From Media Matters:
Proving yet again that there is no “bottom" that Trump supporters won’t stoop to, veteran White House correspondent April Ryan shared the reaction she received after asking at a WH Press briefing this week whether Trump had ever considered “stepping down” in light of this week’s FBI raid on his lawyer, Michael Cohen:
WOLF BLITZER (HOST): What's been the reaction that you've received since asking that question?
APRIL RYAN: The reaction has been very -- there are people who support -- the reason why I asked the question was not about Democrat or Republican. It was not a partisan thing, it was a reporter asking a question. But people have gone into their tribes and some are saying it was a great question, mostly people who do not support this president. And those who are supporting this president are outraged or angry. I've been getting death threats and we've been calling the FBI, and I mean, I put one on social media. And this is real. I asked a simple question. I asked a question. I did not point a finger, I asked a question, and now my life is in jeopardy because of a question. But I'm going to continue to do my job.
White House Press Secretary Sarah Huckabee Sanders called Ryan’s question “ridiculous" (the question was actually prompted from Ryan’s sources who advised that this was an option contemplated inside the Administration). This reaction by Sanders was evidently interpreted by Trump voters as providing permission to make death threats against a journalist for doing her job, much as Trump himself tacitly and explicitly encouraged physically harming and intimidating journalists during his campaign.
Ryan herself notes there was nothing improper about asking such a question, particularly given the turmoil this Administration has been thrown into since the U.S. Attorney exercised its warrant to search Trump's lawyer's premises for evidence of probable criminal activity:
“That is not illogical, irrational. It is a real question on the table, the path [the] White House does not want to deal with because they’re trying to craft the picture, the winning image. And there is no winning picture at this moment,” Ryan said.
Because she is African-American and female, Ryan makes a doubly attractive target for Trump’s virulently racist and misogynist supporters. She had previously received death threats when former Trump Press secretary Sean Spicer warned her to “stop shaking her head” in reaction to his responses.

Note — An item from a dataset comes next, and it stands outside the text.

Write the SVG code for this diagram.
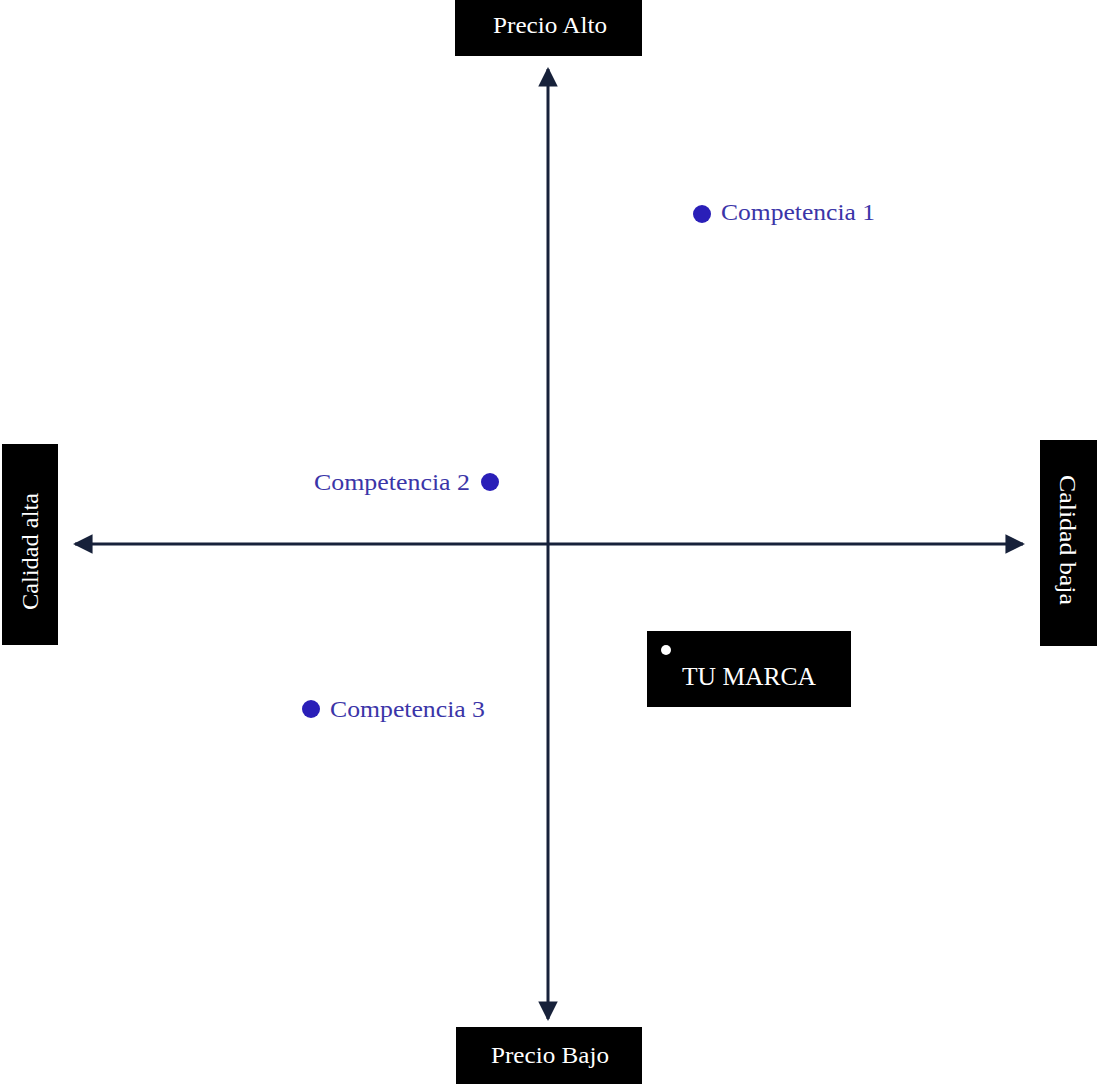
<svg xmlns="http://www.w3.org/2000/svg" width="1097" height="1084" viewBox="0 0 1097 1084">
<style>
.box{fill:#000;}
.lbl{font-family:"Liberation Serif","DejaVu Serif",serif;fill:#fff;font-size:23px;}
.comp{font-family:"Liberation Serif","DejaVu Serif",serif;fill:#3b35a8;font-size:23px;}
.dot{fill:#2a1fb8;}
.axis{stroke:#17213a;stroke-width:3;fill:none;}
</style>
<defs>
<marker id="ah" viewBox="0 0 10 10" refX="9" refY="5" markerWidth="6.5" markerHeight="6.5" orient="auto-start-reverse" markerUnits="strokeWidth">
<path d="M0,0 L10,5 L0,10 Z" fill="#17213a"/>
</marker>
</defs>
<rect width="1097" height="1084" fill="#fff"/>
<g id="connectors">
<line class="axis" x1="548" y1="69" x2="548" y2="1019" marker-start="url(#ah)" marker-end="url(#ah)"/>
<line class="axis" x1="75" y1="544" x2="1023" y2="544" marker-start="url(#ah)" marker-end="url(#ah)"/>
</g>
<g id="precio-alto">
<rect class="box" x="455" y="0" width="187" height="56"/>
<text class="lbl" x="493" y="33" textLength="114" lengthAdjust="spacingAndGlyphs">Precio Alto</text>
</g>
<g id="precio-bajo">
<rect class="box" x="456" y="1027" width="186" height="57"/>
<text class="lbl" x="491" y="1063" textLength="118" lengthAdjust="spacingAndGlyphs">Precio Bajo</text>
</g>
<g id="calidad-alta">
<rect class="box" x="2" y="444" width="56" height="201"/>
<text class="lbl" transform="translate(38,610) rotate(-90)" textLength="117" lengthAdjust="spacingAndGlyphs">Calidad alta</text>
</g>
<g id="calidad-baja">
<rect class="box" x="1040" y="440" width="57" height="206"/>
<text class="lbl" transform="translate(1060,475) rotate(90)" textLength="130" lengthAdjust="spacingAndGlyphs">Calidad baja</text>
</g>
<g id="tu-marca">
<rect class="box" x="647" y="631" width="204" height="76"/>
<circle cx="666" cy="650" r="5" fill="#fff"/>
<text class="lbl" x="682" y="685" style="font-size:26px" textLength="134" lengthAdjust="spacingAndGlyphs">TU MARCA</text>
</g>
<g id="competencia-1">
<circle class="dot" cx="702" cy="214" r="9"/>
<text class="comp" x="721" y="220" textLength="154" lengthAdjust="spacingAndGlyphs">Competencia 1</text>
</g>
<g id="competencia-2">
<circle class="dot" cx="490" cy="482" r="9"/>
<text class="comp" x="314" y="490" textLength="156" lengthAdjust="spacingAndGlyphs">Competencia 2</text>
</g>
<g id="competencia-3">
<circle class="dot" cx="311" cy="709" r="9"/>
<text class="comp" x="330" y="717" textLength="155" lengthAdjust="spacingAndGlyphs">Competencia 3</text>
</g>
</svg>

April Ryan has worked as a White House Reporter for over twenty years on behalf of Pittsburgh-based American Urban Radio Networks, serving 300 radio stations with predominantly African-American audiences.
A Baltimore native who commutes from that city to the White House each day, Ryan is the only briefing-room reporter specializing in urban issues such as law enforcement, crime, poverty and education. She has also reported on more general issues, such as the environment and foreign relations.
The type of person who would threaten a White House reporter with death for asking a legitimate question has no business calling himself or herself an American. Unfortunately, the election of Donald Trump has wholly emboldened thousands of these types of people to crawl out from under their rocks:
In January, when discussing the backlash against the press led by attacks from Trump, Ryan said that some news organizations had “the FBI, the local police on speed dial just for asking questions.”
These attacks on journalists are just another lasting consequence of the 2016 election that Americans will likely have to cope with long after the Trump Administration is just a sad footnote in this country’s history.